Short definitions of ideas the app uses. Meant for orientation, not implementation detail.

Selection

Text the learner highlights on a page before saving. It might be a single word, a sentence, or anything in between.

Surface word

One French piece in reading order after the rough cut-up step: the kind of unit you would feed into a “what does this word mean?” step one at a time. Often matches one dictionary word; sometimes it is a short form that still behaves as one unit in French (for example forms with an apostrophe inside).

Phrase chunk

Several surface words treated as one learnable unit—what you might save as a single card because it behaves as a fixed expression, a tight verb phrase, or similar. The app can group adjacent surface words into a chunk so the learner does not have to memorize it as separate cards.

Vocab row

One entry in the learner’s vocabulary: the French side, a place for the English gloss, and a sense of whether the gloss is still loading. Before anything is stored permanently, the app can build the same shape of row as a draft; after saving, the same idea is a row in the saved list with stable identity and time.

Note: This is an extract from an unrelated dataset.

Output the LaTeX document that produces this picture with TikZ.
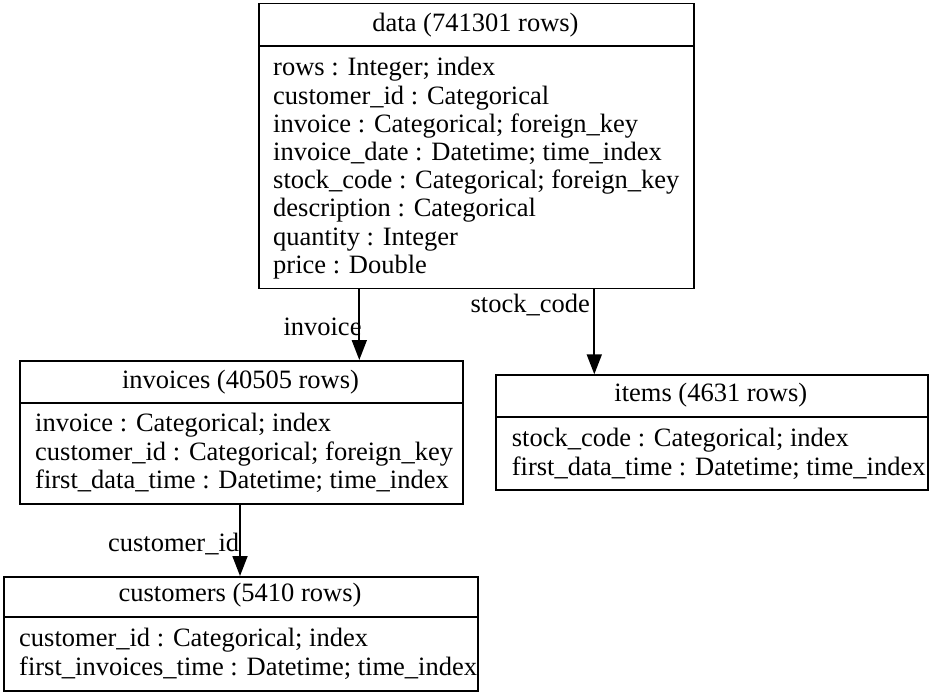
\documentclass[tikz,border=0pt]{standalone}
\usepackage{fontspec}
\setmainfont{Liberation Serif}
\usetikzlibrary{arrows.meta}
\begin{document}
\begin{tikzpicture}[x=1pt,y=-1pt,
  tbl/.style={draw, line width=1.8pt, inner sep=0pt, anchor=north west},
  sep/.style={line width=1.8pt},
  txt/.style={inner sep=0pt, font=\fontsize{26.5}{28.2}\selectfont},
  hdr/.style={txt, anchor=base},
  row/.style={txt, anchor=base west},
  lbl/.style={txt, anchor=base east},
  arr/.style={line width=1.8pt, -{Triangle[length=20pt,width=15pt]}}]
\useasboundingbox (0,0) rectangle (931,692);
% data
\node[tbl, minimum width=434.4pt, minimum height=285pt] (data) at (258.3,2.7) {};
\draw[sep] (data.west |- 0,45.7) -- (data.east |- 0,45.7);
\node[hdr] (dataH) at (475.5,31.7) {data (741301 rows)};
\foreach \t [count=\i from 0] in {rows : Integer; index, customer\_id : Categorical,
  invoice : Categorical; foreign\_key, invoice\_date : Datetime; time\_index,
  stock\_code : Categorical; foreign\_key, description : Categorical,
  quantity : Integer, price : Double}
  \node[row] (data\i) at (273,76+28.2*\i) {\t};
% invoices
\node[tbl, minimum width=443pt, minimum height=142.7pt] (invoices) at (19,360) {};
\draw[sep] (invoices.west |- 0,402.7) -- (invoices.east |- 0,402.7);
\node[hdr] (invH) at (240.5,388) {invoices (40505 rows)};
\foreach \t [count=\i from 0] in {invoice : Categorical; index,
  customer\_id : Categorical; foreign\_key, first\_data\_time : Datetime; time\_index}
  \node[row] (inv\i) at (35,431.7+28.3*\i) {\t};
% items
\node[tbl, minimum width=431.7pt, minimum height=115pt] (items) at (495,374.3) {};
\draw[sep] (items.west |- 0,416.7) -- (items.east |- 0,416.7);
\node[hdr] (itmH) at (710.8,401.7) {items (4631 rows)};
\foreach \t [count=\i from 0] in {stock\_code : Categorical; index,
  first\_data\_time : Datetime; time\_index}
  \node[row] (itm\i) at (511.7,446.7+28.3*\i) {\t};
% customers
\node[tbl, minimum width=474pt, minimum height=114pt] (customers) at (3,576) {};
\draw[sep] (customers.west |- 0,617) -- (customers.east |- 0,617);
\node[hdr] (cusH) at (240,601.7) {customers (5410 rows)};
\foreach \t [count=\i from 0] in {customer\_id : Categorical; index,
  first\_invoices\_time : Datetime; time\_index}
  \node[row] (cus\i) at (19,646.7+28.3*\i) {\t};
% connectors
\draw[arr] (359.3,0 |- data.south) -- (359.3,0 |- invoices.north);
\node[lbl] (linv) at (361.7,335) {invoice};
\draw[arr] (594.3,0 |- data.south) -- (594.3,0 |- items.north);
\node[lbl] (lstk) at (590,313) {stock\_code};
\draw[arr] (240,0 |- invoices.south) -- (240,0 |- customers.north);
\node[lbl] (lcus) at (239.3,551.7) {customer\_id};
\end{tikzpicture}
\end{document}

A vocab row is always that same kind of record; only the French text on the row changes shape—from one surface word to a short phrase when chunks are merged.

Single-word vocab row

A vocab row whose French text is exactly one surface word (no spaces inside that text). This is the usual starting point right after cutting a selection into pieces.

Merged vocab row

A vocab row whose French text can contain spaces—several surface words joined into one line of French the learner saves as a single unit.

Grouping (merge)

The step where the app asks, in effect: “Should the next few surface words be one card or separate cards?” Grouping follows rules about window size and not repeating the same chunk; an optional smart step can suggest larger spans when they act like one expression.

Translation gloss

The English wording shown (or filled in later) for a vocab row—the answer to “what does this French mean?”

Saved list

The learner’s collection of saved French items and their glosses, with links back to pages where they appeared.

Local assistant

The idea that help with grouping and translation can come from AI running on the learner’s own machine, rather than from a distant server—so privacy and setup stay under their control.